## BEGIN INFORMATION GIVEN

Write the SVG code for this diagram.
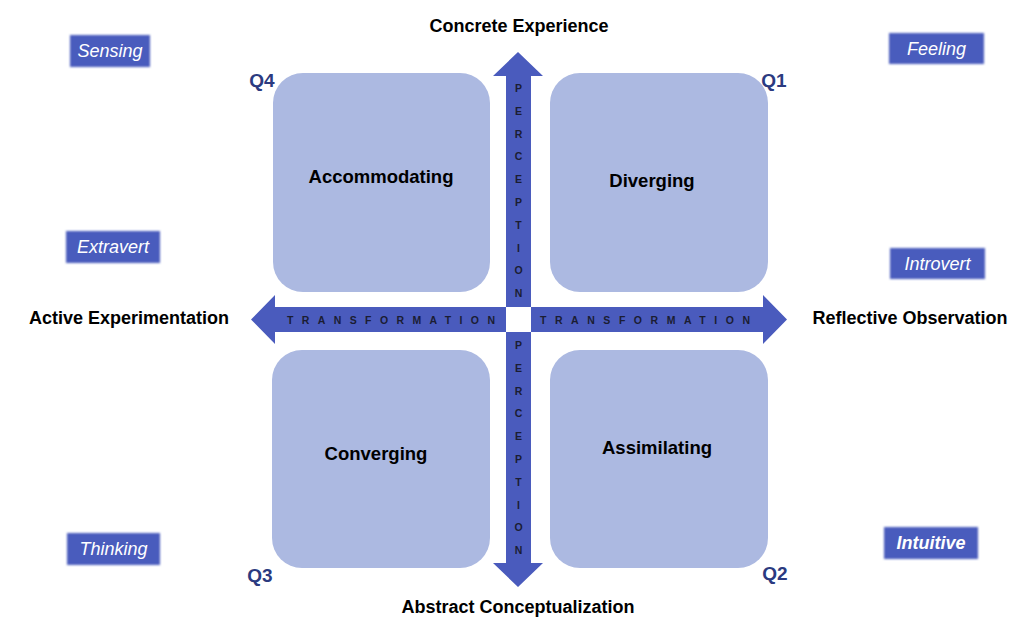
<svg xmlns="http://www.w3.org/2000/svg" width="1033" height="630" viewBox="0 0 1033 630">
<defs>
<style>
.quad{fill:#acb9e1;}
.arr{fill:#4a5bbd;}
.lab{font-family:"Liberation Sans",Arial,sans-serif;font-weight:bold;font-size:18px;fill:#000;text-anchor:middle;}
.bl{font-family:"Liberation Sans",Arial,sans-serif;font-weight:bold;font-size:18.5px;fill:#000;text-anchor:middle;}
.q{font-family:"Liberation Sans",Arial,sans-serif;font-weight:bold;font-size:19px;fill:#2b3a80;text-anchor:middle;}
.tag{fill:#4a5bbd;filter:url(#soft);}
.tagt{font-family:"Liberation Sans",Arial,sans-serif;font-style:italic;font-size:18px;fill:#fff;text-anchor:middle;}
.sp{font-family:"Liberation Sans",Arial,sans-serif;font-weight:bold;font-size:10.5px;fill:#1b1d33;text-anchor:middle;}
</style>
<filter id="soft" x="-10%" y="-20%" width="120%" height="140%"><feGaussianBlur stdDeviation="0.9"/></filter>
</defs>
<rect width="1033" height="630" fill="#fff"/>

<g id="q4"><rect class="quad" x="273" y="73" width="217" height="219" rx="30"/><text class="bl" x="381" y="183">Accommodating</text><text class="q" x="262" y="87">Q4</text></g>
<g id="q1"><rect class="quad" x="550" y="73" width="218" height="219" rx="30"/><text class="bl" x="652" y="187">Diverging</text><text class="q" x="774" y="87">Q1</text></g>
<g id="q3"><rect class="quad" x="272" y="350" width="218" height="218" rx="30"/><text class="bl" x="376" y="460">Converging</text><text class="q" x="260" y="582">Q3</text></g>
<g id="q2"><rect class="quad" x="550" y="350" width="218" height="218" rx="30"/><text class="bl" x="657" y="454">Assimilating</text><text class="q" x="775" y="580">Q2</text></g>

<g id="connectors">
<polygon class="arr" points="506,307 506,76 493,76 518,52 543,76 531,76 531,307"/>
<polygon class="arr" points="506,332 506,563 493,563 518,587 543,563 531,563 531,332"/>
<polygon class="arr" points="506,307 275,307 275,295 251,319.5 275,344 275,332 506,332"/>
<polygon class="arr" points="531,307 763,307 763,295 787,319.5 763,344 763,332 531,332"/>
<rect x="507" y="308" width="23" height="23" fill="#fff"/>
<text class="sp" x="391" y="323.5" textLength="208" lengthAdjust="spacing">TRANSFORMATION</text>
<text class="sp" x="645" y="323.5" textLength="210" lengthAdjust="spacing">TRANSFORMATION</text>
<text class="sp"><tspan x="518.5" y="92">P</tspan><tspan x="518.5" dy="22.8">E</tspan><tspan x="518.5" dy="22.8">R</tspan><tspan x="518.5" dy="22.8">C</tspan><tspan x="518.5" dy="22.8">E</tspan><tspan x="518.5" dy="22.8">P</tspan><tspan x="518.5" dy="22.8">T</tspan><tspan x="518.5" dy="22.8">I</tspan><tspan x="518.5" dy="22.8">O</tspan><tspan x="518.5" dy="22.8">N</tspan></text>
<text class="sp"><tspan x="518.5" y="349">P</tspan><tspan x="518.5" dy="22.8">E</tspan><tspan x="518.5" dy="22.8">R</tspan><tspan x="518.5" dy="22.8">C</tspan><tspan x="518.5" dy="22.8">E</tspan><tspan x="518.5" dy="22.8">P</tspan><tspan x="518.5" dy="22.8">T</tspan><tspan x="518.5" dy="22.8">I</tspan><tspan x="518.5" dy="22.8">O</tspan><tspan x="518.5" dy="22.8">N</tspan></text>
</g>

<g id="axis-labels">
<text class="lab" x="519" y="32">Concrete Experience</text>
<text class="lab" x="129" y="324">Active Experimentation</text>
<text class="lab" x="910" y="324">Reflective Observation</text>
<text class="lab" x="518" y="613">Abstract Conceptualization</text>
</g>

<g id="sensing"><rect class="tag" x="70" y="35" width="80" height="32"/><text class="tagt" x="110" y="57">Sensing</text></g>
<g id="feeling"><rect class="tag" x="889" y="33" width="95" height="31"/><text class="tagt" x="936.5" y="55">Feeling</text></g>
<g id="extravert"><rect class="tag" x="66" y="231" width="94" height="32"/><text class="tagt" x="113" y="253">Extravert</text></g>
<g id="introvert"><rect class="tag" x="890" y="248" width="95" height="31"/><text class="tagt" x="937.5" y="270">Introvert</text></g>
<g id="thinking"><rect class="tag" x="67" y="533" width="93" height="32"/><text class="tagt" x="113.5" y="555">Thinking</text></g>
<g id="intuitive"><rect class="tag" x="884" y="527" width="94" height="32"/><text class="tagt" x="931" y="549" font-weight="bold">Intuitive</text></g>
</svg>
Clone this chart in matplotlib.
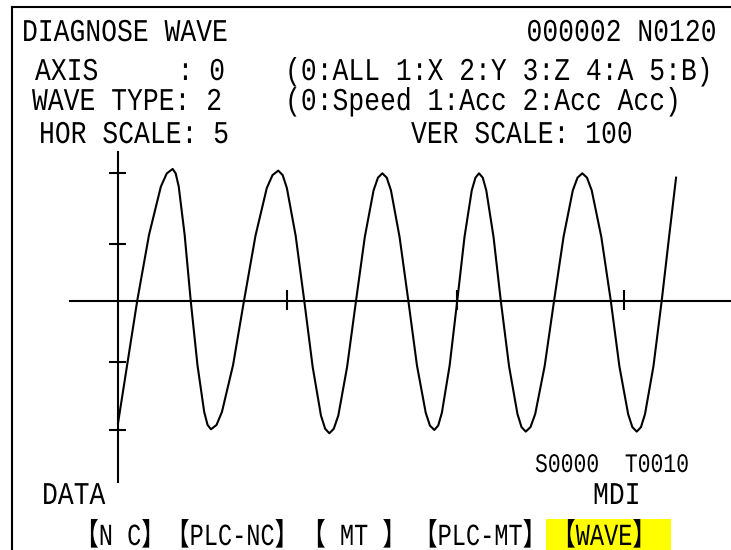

## END INFORMATION GIVEN

* **WHAT YOU NEED TO DO**:
Using the listing above, pull out all lines that hold the word "this".

* **WRITTEN ANSWER**:
Write the SVG code for this diagram.
Clone this chart in matplotlib.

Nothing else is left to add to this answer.